The intention to permanently appropriate asset belonging to another:
Article 240 creates trust relationship that requires the trustee to be bound to act for the benefit of another - the owner or any other person specified by the owner. In such a case, the trustee cannot allow any personal interest to conflict with his/her duty to the owner. This is because the trustee is also a fiduciary who is under an obligation to place his/her duty to another ahead of his/her own personal interest as the essential feature of the trust relationship is the vulnerability of the owner in the hands of the trustee who can damage or harm the interests of the owner.
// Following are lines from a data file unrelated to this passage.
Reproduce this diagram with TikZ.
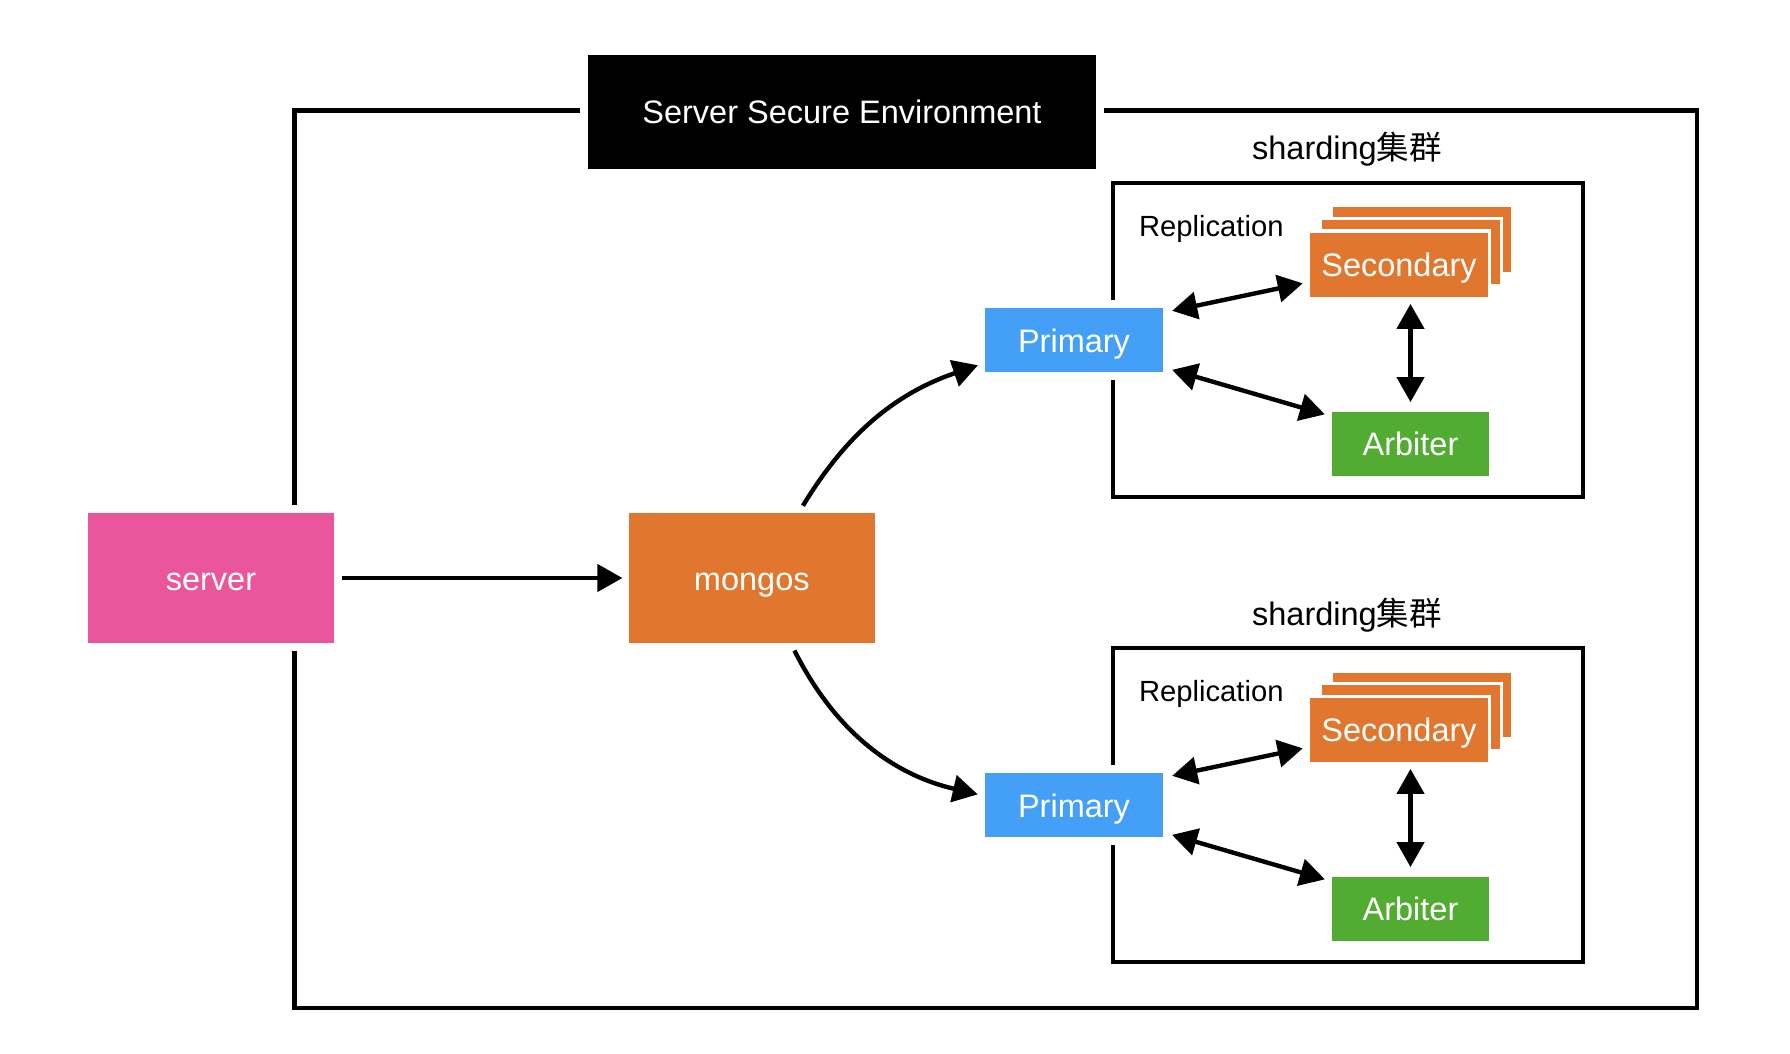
\documentclass[tikz,border=0pt]{standalone}
\usepackage{fontspec}
\setmainfont{Liberation Sans}
\newfontfamily\cjk{Noto Sans CJK SC}
\usetikzlibrary{backgrounds}
\usetikzlibrary{calc,positioning,arrows.meta}

\definecolor{pinkc}{RGB}{234,85,155}
\definecolor{orangec}{RGB}{225,119,47}
\definecolor{bluec}{RGB}{68,160,247}
\definecolor{greenc}{RGB}{83,172,50}

\begin{document}
\begin{tikzpicture}[
    x=0.5pt, y=-0.5pt,
    >={Triangle[length=12.5pt,width=13.5pt]},
    every node/.style={font=\fontsize{16.25}{19}\selectfont},
    box/.style={fill=#1, text=white, inner sep=0pt, minimum width=89pt, minimum height=32pt,
        text height=13pt, text depth=1pt},
    halo/.style={preaction={draw=white, line width=#1}},
    halo/.default=8pt,
    frame/.style={draw=black, line width=2.2pt},
    link/.style={draw=black, line width=2.2pt},
 ]
    \useasboundingbox (0,0) rectangle (1790,1054);

    \node[box=black, halo, minimum width=254pt, minimum height=57pt] (env) at (842,112) {Server Secure Environment};
    \node[box=pinkc, halo, minimum width=123pt, minimum height=65pt] (server) at (211,578) {server};
    \node[box=orangec, halo, minimum width=123pt, minimum height=65pt, right=147pt of server] (mongos) {mongos};

    \foreach \g/\dy in {a/0, b/465} {
        \node[anchor=base] (shd\g) at (1347,160+\dy) {sharding{\cjk 集群}};
        \node[anchor=west, font=\fontsize{14.6}{17}\selectfont] (rep\g) at (1132,229+\dy) {Replication};
        \node[box=bluec, halo] (pri\g) at (1074,340+\dy) {Primary};
        \node[box=orangec, halo=3pt] (sec\g) at (1399,264.5+\dy) {Secondary};
        \node[box=greenc, halo, minimum width=78.5pt] (arb\g) at (1410.5,443.5+\dy) {Arbiter};

        \draw[link, <->, shorten <=4.5pt, shorten >=3.5pt] (pri\g.17) -- (sec\g.191);
        \draw[link, <->, shorten <=4.5pt, shorten >=3.5pt] (pri\g.-17) -- (arb\g.161);
        \draw[link, <->, shorten <=3.5pt, shorten >=4.5pt] (sec\g.south -| arb\g.north) -- (arb\g.north);
    }

    \draw[link, ->, shorten <=4pt, shorten >=3pt] (server) -- (mongos);
    \draw[link, ->, shorten <=4pt, shorten >=3.5pt] ($(mongos.north)+(47,0)$) to[bend left=20] ($(pria.west)+(0,23)$);
    \draw[link, ->, shorten <=4pt, shorten >=3.5pt] ($(mongos.south)+(39,0)$) to[bend right=25] ($(prib.west)+(0,-9)$);

    \begin{scope}[on background layer]
        \draw[frame] (294.5,110.7) rectangle (1697,1008);
        \foreach \g/\dy in {a/0, b/465} {
            \draw[frame] (1113,183+\dy) rectangle (1583,497+\dy);
            \node[box=orangec, halo=3pt] at ($(sec\g)+(22.5,-25)$) {};
            \node[box=orangec, halo=3pt] at ($(sec\g)+(11.5,-12.5)$) {};
        }
    \end{scope}

\end{tikzpicture}
\end{document}
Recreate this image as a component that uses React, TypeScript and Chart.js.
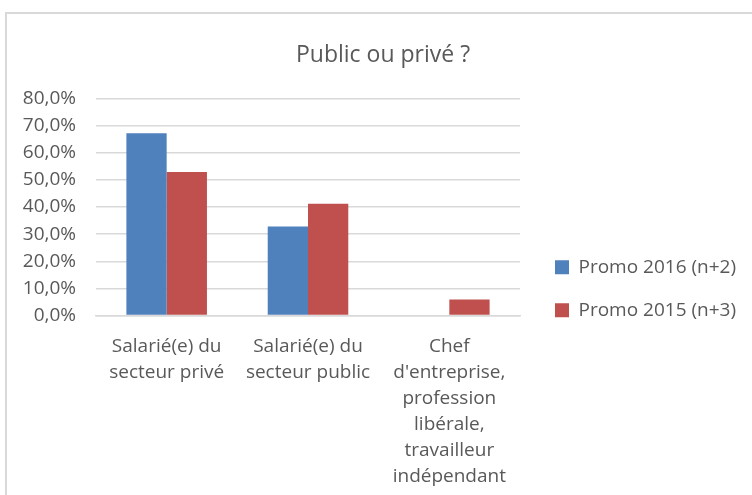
import React, { useEffect, useRef } from "react";
import { Chart, registerables } from "chart.js";

Chart.register(...registerables);

const categories: string[][] = [
  ["Salarié(e) du", "secteur privé"],
  ["Salarié(e) du", "secteur public"],
  ["Chef", "d'entreprise,", "profession", "libérale,", "travailleur", "indépendant"],
];
const promo2016: number[] = [67.2, 32.8, 0];
const promo2015: number[] = [52.9, 41.2, 5.9];
const seriesNames: string[] = ["Promo 2016 (n+2)", "Promo 2015 (n+3)"];
const chartTitle = "Public ou privé ?";

const FONT = "'Open Sans', sans-serif";
const TEXT = "#595959";

const boxShift = {
  id: "boxShift",
  afterLayout(chart: any) {
    const lg = chart.legend;
    if (lg) {
      const dx = 11;
      const dy = 37;
      lg.left += dx;
      lg.top += dy;
      lg.bottom += dy;
      lg.right = chart.width;
      lg.width = lg.right - lg.left;
    }
    const tb = chart.titleBlock;
    if (tb) {
      tb.left = 7;
      tb.right = chart.width;
      tb.width = tb.right - tb.left;
    }
  },
};

export default function App() {
  const ref = useRef<HTMLCanvasElement | null>(null);
  useEffect(() => {
    if (!ref.current) return;
    const chart = new Chart(ref.current, {
      type: "bar",
      data: {
        labels: categories,
        datasets: [
          { label: seriesNames[0], data: promo2016, backgroundColor: "#4F81BD", categoryPercentage: 0.57, barPercentage: 1.0 },
          { label: seriesNames[1], data: promo2015, backgroundColor: "#C0504D", categoryPercentage: 0.57, barPercentage: 1.0 },
        ],
      },
      options: {
        animation: false,
        responsive: false,
        devicePixelRatio: 1,
        layout: { padding: { top: 0, left: 0, right: 72, bottom: 5.5 } },
        plugins: {
          title: {
            display: true,
            text: chartTitle,
            color: TEXT,
            font: { family: FONT, size: 23, weight: "normal" },
            padding: { top: 28, bottom: 29 },
          },
          legend: {
            position: "right",
            maxWidth: 160,
            labels: {
              color: TEXT,
              font: { family: FONT, size: 19 },
              boxWidth: 14,
              boxHeight: 14,
              padding: 24,
            },
          },
          tooltip: { enabled: false },
        },
        scales: {
          x: {
            grid: { display: false, drawTicks: false },
            border: { display: true, color: "#d9d9d9", width: 1.5 },
            ticks: {
              color: TEXT,
              font: { family: FONT, size: 19, lineHeight: 1.37 },
              padding: 18,
              maxRotation: 0,
              autoSkip: false,
            },
            afterFit: (s: any) => { s.height = 174; },
          },
          y: {
            min: 0,
            max: 80,
            grid: { color: "#d9d9d9", lineWidth: 1.5, drawTicks: false },
            border: { display: false },
            ticks: {
              stepSize: 10,
              color: TEXT,
              font: { family: FONT, size: 19 },
              padding: 20,
              callback: (v: any) => Number(v).toFixed(1).replace(".", ",") + "%",
            },
            afterFit: (s: any) => { s.width = 89; },
          },
        },
      },
      plugins: [boxShift],
    });
    return () => chart.destroy();
  }, []);

  return (
    <div style={{ position: "absolute", left: 0, top: 0, width: 752, height: 495, overflow: "hidden", background: "#fff" }}>
      <div style={{ position: "absolute", left: 5, top: 12, width: 800, height: 600, borderLeft: "2px solid #d9d9d9", borderTop: "2px solid #d9d9d9" }} />
      <canvas ref={ref} width={745} height={481} style={{ position: "absolute", left: 7, top: 14, width: 745, height: 481 }} />
    </div>
  );
}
In order to establish criminal liability, the appropriation of assets by the trustee must be without the consent of the owner for this element of the crime to be satisfied. An intention to appropriate the asset as distinct from merely assuming its possession is insufficient. Therefore, if the intention of the trustee was to deprive the true owner of possession for a limited time, breach of trust within the wording of Article 240 is not made out. This view was adopted by the Kuwaiti Cassation Court in the Appeal number 19 of 1992 dated 8 June 1992.
Based on the above, the individual would be in breach of his obligation as trustee where he/she appropriates anything forming part of the asset or dealing with it in breach of the confidence reposed in him/her. For instance, a bank teller holds the funds of customers based on trust which requires him/her to preserve the said funds. Where said teller transfers the funds to his/her bank account in circumstances of dishonesty, he/she would be in breach of trust.
Article 240 requires the holder of assets to act for the benefit of the owner in any contract upon which a relationship of trust exists. The trustee should not allow any personal interest to conflict with the duty owed to the owner, or assume permanent entitlement to own the assets. Such an act, coupled with the requisite intention, would amount to breach of trust. In other words, the trustee is under an obligation to place the duty owed duty to the owner ahead of his own personal interest.